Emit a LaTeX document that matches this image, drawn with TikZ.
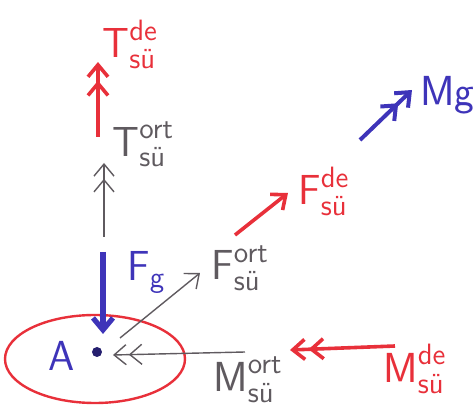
\documentclass[tikz,border=0pt]{standalone}
\usepackage{amsmath}
\usepackage{fontspec}
\usetikzlibrary{arrows.meta,shapes.geometric}
\definecolor{penred}{RGB}{232,48,58}
\definecolor{pengray}{RGB}{95,90,95}
\definecolor{penblue}{RGB}{62,52,185}
\newcommand{\flab}[3]{$\textsf{#1}^{\textsf{#2}}_{\textsf{#3}}$}
\begin{document}
\begin{tikzpicture}[x=0.5pt,y=-0.5pt,
  gline/.style={draw=pengray,line width=0.7pt},
  rline/.style={draw=penred,line width=1.8pt},
  bline/.style={draw=penblue,line width=2pt},
  onetip/.style={-{Straight Barb[length=6pt,width=10pt]}},
  twotip/.style={-{Straight Barb[length=6pt,width=10pt,sep=1pt]Straight Barb[length=6pt,width=10pt]}},
  lab/.style={font=\fontsize{21}{25}\selectfont, inner sep=0pt, anchor=base west}]
\useasboundingbox (0,0) rectangle (473,412);
% point A and region
\node[ellipse, draw=penred, line width=1.2pt, minimum width=90pt, minimum height=44pt] (ell) at (95,359) {};
\node[circle, fill=penblue!60!black, inner sep=0pt, minimum size=5pt] (A) at (97,352) {};
\node[lab, text=penblue] (Alab) at (48,371) {\textsf{A}};
% coordinates
\coordinate (trs) at (98,137);  \coordinate (tre) at (98,62);
\coordinate (tgs) at (104,237); \coordinate (tge) at (104,163);
\coordinate (fgs) at (103,252); \coordinate (fge) at (103,334);
\coordinate (fos) at (120,338); \coordinate (foe) at (200,273);
\coordinate (fds) at (235,235); \coordinate (fde) at (288,193);
\coordinate (mgs) at (360,140); \coordinate (mge) at (412,90);
\coordinate (mos) at (245,352); \coordinate (moe) at (113,355);
\coordinate (mds) at (395,346); \coordinate (mde) at (290,350);
% arrows
\draw[rline, twotip] (trs) -- (tre);
\draw[gline, twotip] (tgs) -- (tge);
\draw[bline, line width=2.6pt, onetip] (fgs) -- (fge);
\draw[gline, onetip] (fos) -- (foe);
\draw[rline, onetip] (fds) -- (fde);
\draw[bline, twotip] (mgs) -- (mge);
\draw[gline, twotip] (mos) -- (moe);
\draw[rline, twotip] (mds) -- (mde);
% labels
\node[lab, text=penred] (Tde) at (102,58) {\flab{T}{de}{sü}};
\node[lab, text=pengray] (Tort) at (112,156) {\flab{T}{ort}{sü}};
\node[lab, text=penblue] (Fg) at (127,281) {$\textsf{F}_{\textsf{g}}$};
\node[lab, text=pengray] (Fort) at (211,280) {\flab{F}{ort}{sü}};
\node[lab, text=penred] (Fde) at (298,205) {\flab{F}{de}{sü}};
\node[lab, text=penblue] (Mg) at (420,105) {\textsf{Mg}};
\node[lab, text=pengray] (Mort) at (213,392) {\flab{M}{ort}{sü}};
\node[lab, text=penred] (Mde) at (383,383) {\flab{M}{de}{sü}};
\end{tikzpicture}
\end{document}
════════
Goal of the exercise
Omit any images, then output the listing exactly.

Expected answer
Emit a LaTeX document that matches this image, drawn with TikZ.
\documentclass[tikz,border=0pt]{standalone}
\usepackage{amsmath}
\usepackage{fontspec}
\usetikzlibrary{arrows.meta,shapes.geometric}
\definecolor{penred}{RGB}{232,48,58}
\definecolor{pengray}{RGB}{95,90,95}
\definecolor{penblue}{RGB}{62,52,185}
\newcommand{\flab}[3]{$\textsf{#1}^{\textsf{#2}}_{\textsf{#3}}$}
\begin{document}
\begin{tikzpicture}[x=0.5pt,y=-0.5pt,
  gline/.style={draw=pengray,line width=0.7pt},
  rline/.style={draw=penred,line width=1.8pt},
  bline/.style={draw=penblue,line width=2pt},
  onetip/.style={-{Straight Barb[length=6pt,width=10pt]}},
  twotip/.style={-{Straight Barb[length=6pt,width=10pt,sep=1pt]Straight Barb[length=6pt,width=10pt]}},
  lab/.style={font=\fontsize{21}{25}\selectfont, inner sep=0pt, anchor=base west}]
\useasboundingbox (0,0) rectangle (473,412);
% point A and region
\node[ellipse, draw=penred, line width=1.2pt, minimum width=90pt, minimum height=44pt] (ell) at (95,359) {};
\node[circle, fill=penblue!60!black, inner sep=0pt, minimum size=5pt] (A) at (97,352) {};
\node[lab, text=penblue] (Alab) at (48,371) {\textsf{A}};
% coordinates
\coordinate (trs) at (98,137);  \coordinate (tre) at (98,62);
\coordinate (tgs) at (104,237); \coordinate (tge) at (104,163);
\coordinate (fgs) at (103,252); \coordinate (fge) at (103,334);
\coordinate (fos) at (120,338); \coordinate (foe) at (200,273);
\coordinate (fds) at (235,235); \coordinate (fde) at (288,193);
\coordinate (mgs) at (360,140); \coordinate (mge) at (412,90);
\coordinate (mos) at (245,352); \coordinate (moe) at (113,355);
\coordinate (mds) at (395,346); \coordinate (mde) at (290,350);
% arrows
\draw[rline, twotip] (trs) -- (tre);
\draw[gline, twotip] (tgs) -- (tge);
\draw[bline, line width=2.6pt, onetip] (fgs) -- (fge);
\draw[gline, onetip] (fos) -- (foe);
\draw[rline, onetip] (fds) -- (fde);
\draw[bline, twotip] (mgs) -- (mge);
\draw[gline, twotip] (mos) -- (moe);
\draw[rline, twotip] (mds) -- (mde);
% labels
\node[lab, text=penred] (Tde) at (102,58) {\flab{T}{de}{sü}};
\node[lab, text=pengray] (Tort) at (112,156) {\flab{T}{ort}{sü}};
\node[lab, text=penblue] (Fg) at (127,281) {$\textsf{F}_{\textsf{g}}$};
\node[lab, text=pengray] (Fort) at (211,280) {\flab{F}{ort}{sü}};
\node[lab, text=penred] (Fde) at (298,205) {\flab{F}{de}{sü}};
\node[lab, text=penblue] (Mg) at (420,105) {\textsf{Mg}};
\node[lab, text=pengray] (Mort) at (213,392) {\flab{M}{ort}{sü}};
\node[lab, text=penred] (Mde) at (383,383) {\flab{M}{de}{sü}};
\end{tikzpicture}
\end{document}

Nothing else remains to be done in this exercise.